Supervisors also raised several project- and design-related concerns: preserving the rural character of historic bridges by prioritizing rehabilitation where appropriate; reconsidering the scale of replacements that may not fit local context; and refining a countywide roadside-sign safety project to avoid one-size-fits-all implementation. Board members asked staff to explore truck-routing and signage or entry into truck-GPS routing systems for problem back roads (Railroad Flat Road, Cheap Branch Road) where delivery trucks have repeatedly gotten stuck.

On coordination and communication, staff described recent meetings with Caltrans and the Council of Governments (COG) aimed at improving community notification and project communication.

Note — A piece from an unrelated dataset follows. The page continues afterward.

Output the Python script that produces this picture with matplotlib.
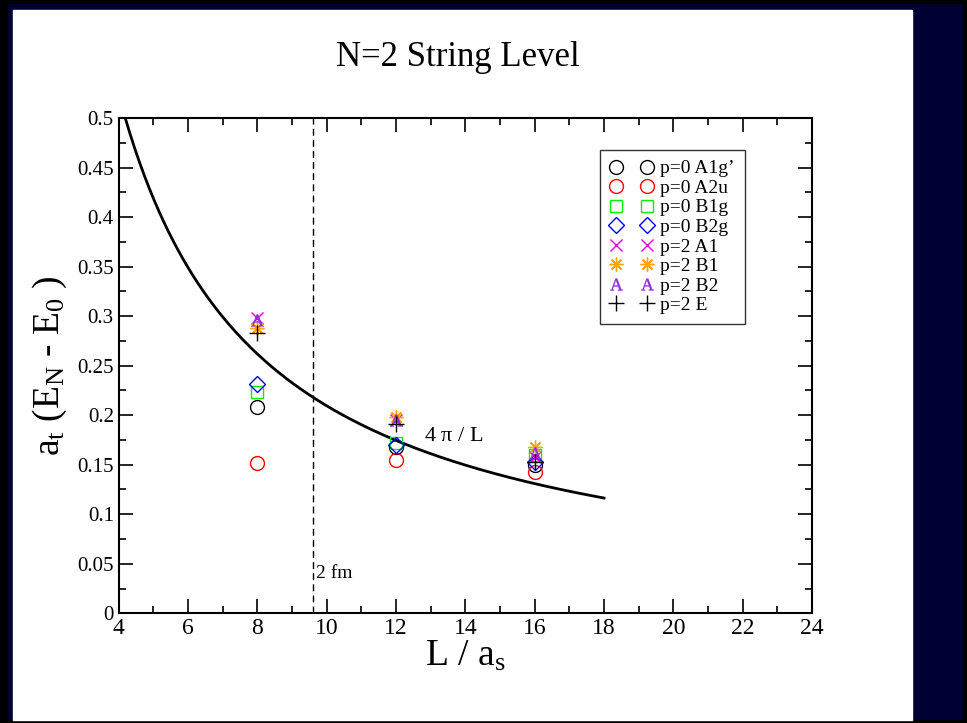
import numpy as np
import matplotlib
matplotlib.use('Agg')
import matplotlib.pyplot as plt
from matplotlib.patches import Rectangle
from matplotlib.ticker import MultipleLocator

plt.rcParams['font.family'] = ['Liberation Serif', 'DejaVu Serif']
plt.rcParams['mathtext.fontset'] = 'custom'
plt.rcParams['mathtext.rm'] = 'Liberation Serif'
plt.rcParams['mathtext.it'] = 'Liberation Serif:italic'

# lattice sizes and energy gaps for each irrep
L_vals = [8, 12, 16]
p0_A1g = [0.208, 0.168, 0.150]
p0_A2u = [0.152, 0.155, 0.143]
p0_B1g = [0.223, 0.172, 0.160]
p0_B2g = [0.231, 0.170, 0.153]
p2_A1 = [0.298, 0.195, 0.158]
p2_B1 = [0.288, 0.198, 0.168]
p2_B2 = [0.296, 0.195, 0.162]
p2_E = [0.283, 0.191, 0.153]

# 4 pi / L string curve (anisotropy 6)
xi = 6.0
L_curve = np.linspace(4 * np.pi / (xi * 0.5), 18, 200)
E_curve = 4 * np.pi / (xi * L_curve)

fig = plt.figure(figsize=(9.67, 7.23), dpi=100)
fig.patch.set_facecolor('#000035')
W, H = 967.0, 723.0
# dark slide border with white panel
for x0, y0, w, h, c in [(0, 0, 7 / W, 1, 'black'),
                        (0, 0, 1, 3 / H, 'black'),
                        (0, 1 - 3 / H, 1, 3 / H, 'black'),
                        (1 - 4 / W, 0, 4 / W, 1, 'black'),
                        (13 / W, 3 / H, (912 - 13) / W, (720 - 10) / H, 'white')]:
    fig.patches.append(Rectangle((x0, y0), w, h, transform=fig.transFigure,
                                 color=c, zorder=-10))

ax = fig.add_axes([118.7 / W, 1 - 613.3 / H, (812 - 118.7) / W, (613.3 - 118) / H])

ax.plot(L_curve, E_curve, color='black', lw=2)
ax.axvline(9.6, color='black', lw=1, ls=(0, (5, 3)))

ms = 10
ax.plot(L_vals, p0_A1g, 'o', mfc='none', mec='black', ms=ms, mew=1, label='p=0 A1g’')
ax.plot(L_vals, p0_A2u, 'o', mfc='none', mec='red', ms=ms, mew=1, label='p=0 A2u')
ax.plot(L_vals, p0_B1g, 's', mfc='none', mec='#00ee00', ms=ms - 1, mew=1, label='p=0 B1g')
ax.plot(L_vals, p0_B2g, 'D', mfc='none', mec='blue', ms=ms - 2, mew=1, label='p=0 B2g')
ax.plot(L_vals, p2_A1, 'x', color='#ee00ee', ms=ms - 2, mew=1, label='p=2 A1')
ax.plot(L_vals, p2_B1, ls='none', marker=(8, 2, 0), color='#ffa500', ms=ms, mew=1, label='p=2 B1')
ax.plot(L_vals, p2_B2, ls='none', marker=r'$\mathregular{A}$', color='#8a2be2', ms=ms - 1,
        mew=0.3, label='p=2 B2')
ax.plot(L_vals, p2_E, '+', color='black', ms=ms + 2, mew=1, label='p=2 E')

ax.text(12.8, 0.178, r'4 $\mathregular{\pi}$ / L', fontsize=16, va='center', ha='left')
ax.text(9.7, 0.04, '2 fm', fontsize=14, va='center', ha='left')

ax.set_xlim(4, 24)
ax.set_ylim(0, 0.5)
ax.xaxis.set_major_locator(MultipleLocator(2))
ax.xaxis.set_minor_locator(MultipleLocator(1))
ax.yaxis.set_minor_locator(MultipleLocator(0.025))
ax.set_yticks(np.arange(0, 0.501, 0.05))
ax.set_yticklabels(['0', '0.05', '0.1', '0.15', '0.2', '0.25', '0.3', '0.35', '0.4', '0.45', '0.5'])
ax.tick_params(which='both', direction='in', top=True, right=True, width=1.2)
ax.tick_params(axis='y', labelsize=15)
ax.tick_params(axis='x', labelsize=17)
ax.tick_params(which='major', length=10)
ax.tick_params(which='minor', length=5)
for sp in ax.spines.values():
    sp.set_linewidth(1.5)

ax.set_xlabel(r'L / a$_\mathregular{s}$', fontsize=27, labelpad=0)
ax.set_ylabel(r'a$_\mathregular{t}$ (E$_\mathregular{N}$ - E$_\mathregular{0}$ )', fontsize=27, labelpad=6)

fig.text(458 / W, 1 - 58 / H, 'N=2 String Level', fontsize=25, ha='center', va='center')

leg = ax.legend(loc='upper left', bbox_to_anchor=(600 / W, 1 - 150 / H),
                bbox_transform=fig.transFigure, numpoints=2, fontsize=14,
                frameon=True, fancybox=False, edgecolor='black', handlelength=2.2,
                handletextpad=0.4, labelspacing=0.1, borderpad=0.5, borderaxespad=0)
leg.get_frame().set_linewidth(1)

fig.savefig('out.png', dpi=100, facecolor=fig.get_facecolor())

One supervisor referenced Senate Bill 1293 on the state consent calendar, noting it would require Caltrans to notify residents within a five-mile radius of projects in counties under 60,000 people if enacted. Board members criticized instances where Caltrans applied urban design solutions to rural roads without adequate local input and asked staff to press for better preconstruction outreach.

Next steps: Public Works said it will correct typos and district mismatches in the draft, incorporate board feedback and return with a final CIP for approval. Staff also indicated it would pursue on-call consulting contracts necessary to deliver projects and coordinate funding with the COG and Caltrans.

Why it matters: the CIP outlines where limited public works dollars will go over the next five years and affects road conditions, bridge preservation, public-safety evacuation routes and the county's ability to keep state and federal grants. Supervisors emphasized the county's need for predictable timelines to avoid losing restricted funds.